My column, "Ignore the Org Chart" explored the concept of integrating the online and print marketing channels from a customer acquisition perspective. This month, I'll dive into contact planning as related to customer retention. Regardless of channel perspective, converting new customers into repeat customers remains the most valuable contact strategy method available.
New vs. Repeat
We all know the numbers. It is far more profitable to contact existing customers compared to acquiring new ones. In certain industries, existing customers out-pull new customers by a 10-1 margin. Prospects equal costs, while customers equal profits. So, why is so little planning devoted to a common multichannel marketing approach for existing customers?
A recent comScore report highlighted the complementary aspect of a multichannel approach.

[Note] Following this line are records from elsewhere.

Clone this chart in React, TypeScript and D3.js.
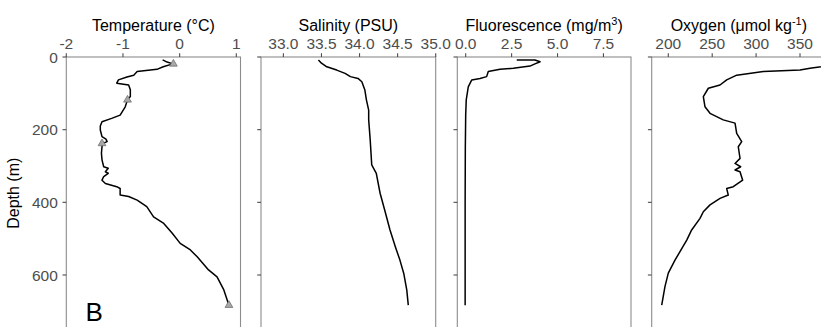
import React from "react";
import * as d3 from "d3";

const depthTicks = [0, 200, 400, 600];

const tempDepth = [8, 14, 19, 27, 34, 40, 50, 55, 63, 72, 77, 90, 109, 118, 137, 160, 169, 178, 190, 201, 219, 226, 233, 238, 247, 265, 283, 302, 306, 316, 320, 329, 339, 348, 357, 362, 380, 384, 394, 412, 440, 458, 485, 513, 531, 550, 586, 605, 641, 683];
const tempValues = [-0.30, -0.22, -0.12, -0.29, -0.40, -0.75, -0.81, -0.93, -1.08, -1.11, -0.90, -0.87, -0.87, -0.92, -0.96, -1.05, -1.20, -1.37, -1.40, -1.40, -1.37, -1.30, -1.28, -1.36, -1.37, -1.38, -1.37, -1.34, -1.26, -1.31, -1.26, -1.34, -1.37, -1.31, -1.11, -1.05, -1.05, -0.90, -0.75, -0.58, -0.46, -0.28, -0.13, 0.01, 0.19, 0.31, 0.51, 0.66, 0.78, 0.87];
const bottleDepth = [19, 118, 238, 683];
const bottleTemp = [-0.11, -0.92, -1.37, 0.87];

const salDepth = [8, 17, 27, 36, 45, 54, 59, 68, 91, 118, 146, 173, 228, 297, 320, 375, 421, 476, 522, 559, 595, 641, 683];
const salValues = [33.46, 33.50, 33.57, 33.70, 33.81, 33.88, 33.98, 34.03, 34.07, 34.09, 34.12, 34.12, 34.14, 34.16, 34.22, 34.27, 34.33, 34.40, 34.47, 34.53, 34.58, 34.62, 34.64];

const fluoDepth = [8, 8.5, 13, 19, 25, 31, 34, 40, 54, 59, 63, 82, 118, 160, 250, 400, 550, 683];
const fluoValues = [2.78, 3.77, 4.05, 3.77, 3.50, 2.59, 1.87, 1.23, 1.14, 0.78, 0.33, 0.14, 0.03, 0.0, -0.02, -0.03, -0.03, -0.03];

const oxyDepth = [18, 24, 27, 31, 36, 40, 50, 63, 77, 86, 109, 137, 155, 173, 182, 210, 233, 247, 279, 293, 302, 311, 316, 339, 357, 362, 380, 389, 407, 426, 444, 476, 504, 536, 559, 595, 632, 683];
const oxyValues = [385, 378, 373.9, 361.4, 350, 308.2, 277.9, 266.5, 258.9, 245.6, 239.9, 241.8, 247.5, 262.6, 276, 277.9, 283.6, 279.7, 281.7, 276, 282.4, 276, 281.7, 284.7, 274, 266.5, 268.3, 258.9, 247.5, 239.9, 236.1, 226.6, 221, 213.3, 207.6, 200, 196.2, 192.5];

const tempTicks = [-2, -1, 0, 1];
const salTicks = [33.0, 33.5, 34.0, 34.5, 35.0];
const fluoTicks = [0, 2.5, 5.0, 7.5];
const oxyTicks = [200, 250, 300, 350];

const FONT = "'Liberation Sans', Arial, sans-serif";
const TOP = 57;

export default function App() {
  const y = d3.scaleLinear().domain([0, 750]).range([TOP, TOP + 272.5]);

  const panels = [
    { key: "t", x0: 66.3, x1: 240.5, domain: [-2, 1.074], ticks: tempTicks, fmt: (v: number) => d3.format("d")(v).replace("−", "-"), depth: tempDepth, vals: tempValues },
    { key: "s", x0: 261, x1: 435.7, domain: [32.706, 35.0], ticks: salTicks, fmt: d3.format(".1f"), depth: salDepth, vals: salValues },
    { key: "f", x0: 457.3, x1: 631, domain: [-0.457, 9.0], ticks: fluoTicks, fmt: d3.format(".1f"), depth: fluoDepth, vals: fluoValues },
    { key: "o", x0: 651.7, x1: 826, domain: [181.1, 379.6], ticks: oxyTicks, fmt: d3.format("d"), depth: oxyDepth, vals: oxyValues },
  ];

  const titles: React.ReactNode[] = [
    <>Temperature (°C)</>,
    <>Salinity (PSU)</>,
    <>Fluorescence (mg/m<tspan dy={-6} fontSize={11}>3</tspan><tspan dy={6}>)</tspan></>,
    <>Oxygen (μmol kg<tspan dy={-6} fontSize={11}>-1</tspan><tspan dy={6}>)</tspan></>,
  ];

  const borderColor = "#8c8c8c";
  const tickColor = "#4d4d4d";

  return (
    <svg width={821} height={327} style={{ position: "absolute", left: 0, top: 0, background: "#fff" }} fontFamily={FONT}>
      {panels.map((p, i) => {
        const x = d3.scaleLinear().domain(p.domain).range([p.x0, p.x1]);
        const line = d3.line<number>().x((d) => x(p.vals[d])).y((d) => y(p.depth[d]));
        const idx = p.vals.map((_, k) => k);
        const cx = (p.x0 + p.x1) / 2;
        return (
          <g key={p.key}>
            <rect x={p.x0} y={TOP} width={p.x1 - p.x0} height={y(750) - TOP} fill="none" stroke={borderColor} strokeWidth={1.1} />
            {p.ticks.map((t) => (
              <g key={t}>
                <line x1={x(t)} x2={x(t)} y1={TOP - 3.8} y2={TOP} stroke={tickColor} strokeWidth={1.1} />
                <text x={x(t)} y={49.3} textAnchor="middle" fontSize={15.5} fill={tickColor}>{p.fmt(t)}</text>
              </g>
            ))}
            {depthTicks.map((t) => (
              <g key={"d" + t}>
                <line x1={p.x0 - 3.8} x2={p.x0} y1={y(t)} y2={y(t)} stroke={tickColor} strokeWidth={1.1} />
                {i === 0 && (
                  <text x={p.x0 - 8.5} y={y(t)} dy="0.36em" textAnchor="end" fontSize={15.5} fill={tickColor}>{t}</text>
                )}
              </g>
            ))}
            <text x={cx} y={30.5} textAnchor="middle" fontSize={16} fill="#000">{titles[i]}</text>
            <path d={line(idx) || ""} fill="none" stroke="#000" strokeWidth={1.5} strokeLinejoin="round" />
            {i === 0 && bottleDepth.map((d, k) => (
              <path key={k} transform={`translate(${x(bottleTemp[k])},${y(d)})`} d={d3.symbol(d3.symbolTriangle, 26)() || ""} fill="#a8a8a8" stroke="#6e6e6e" strokeWidth={0.8} />
            ))}
          </g>
        );
      })}
      <text transform={`translate(19,${(TOP + y(750)) / 2}) rotate(-90)`} textAnchor="middle" fontSize={16} fill="#000">Depth (m)</text>
      <text x={85.5} y={321} fontSize={26} fill="#000">B</text>
    </svg>
  );
}
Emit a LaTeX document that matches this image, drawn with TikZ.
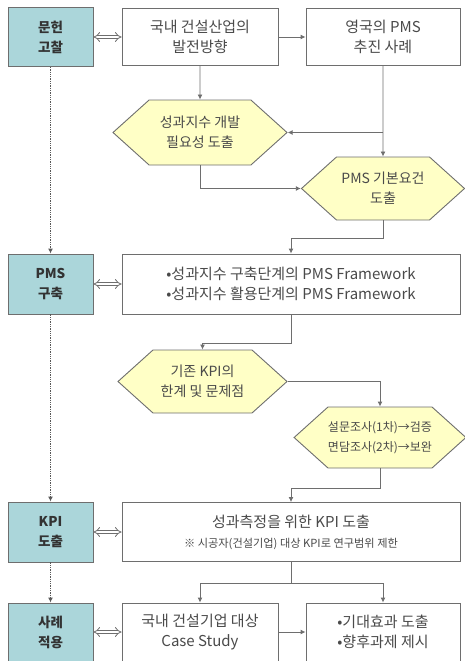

Customers who received a mailed offer and subsequently purchased online spent 72 percent more over the next 12 months than customers who purchased online but were not contacted through another marketing channel.
Interestingly, males showed an even stronger response to the print channel than females. And, contradicting conventional wisdom, the younger age brackets were multichannel responsive. Individuals between the ages of 18 and 29 spent 41 percent more if they were contacted through the print channel and ordered online than those who ordered online without a print channel contact.
Multichannel Contact Strategy Blueprint
Using industry benchmarks, despite the considerably higher advertising cost associated with the print channel, the bottom line increases 5 percent and net sales go up 72 percent with a multichannel contact strategy.
So what does a best-in-class multichannel department look like?
• It is organized around product or service categories, rather than marketing channel. Budgets and customer contact plans are created around these same categories, rather than channel.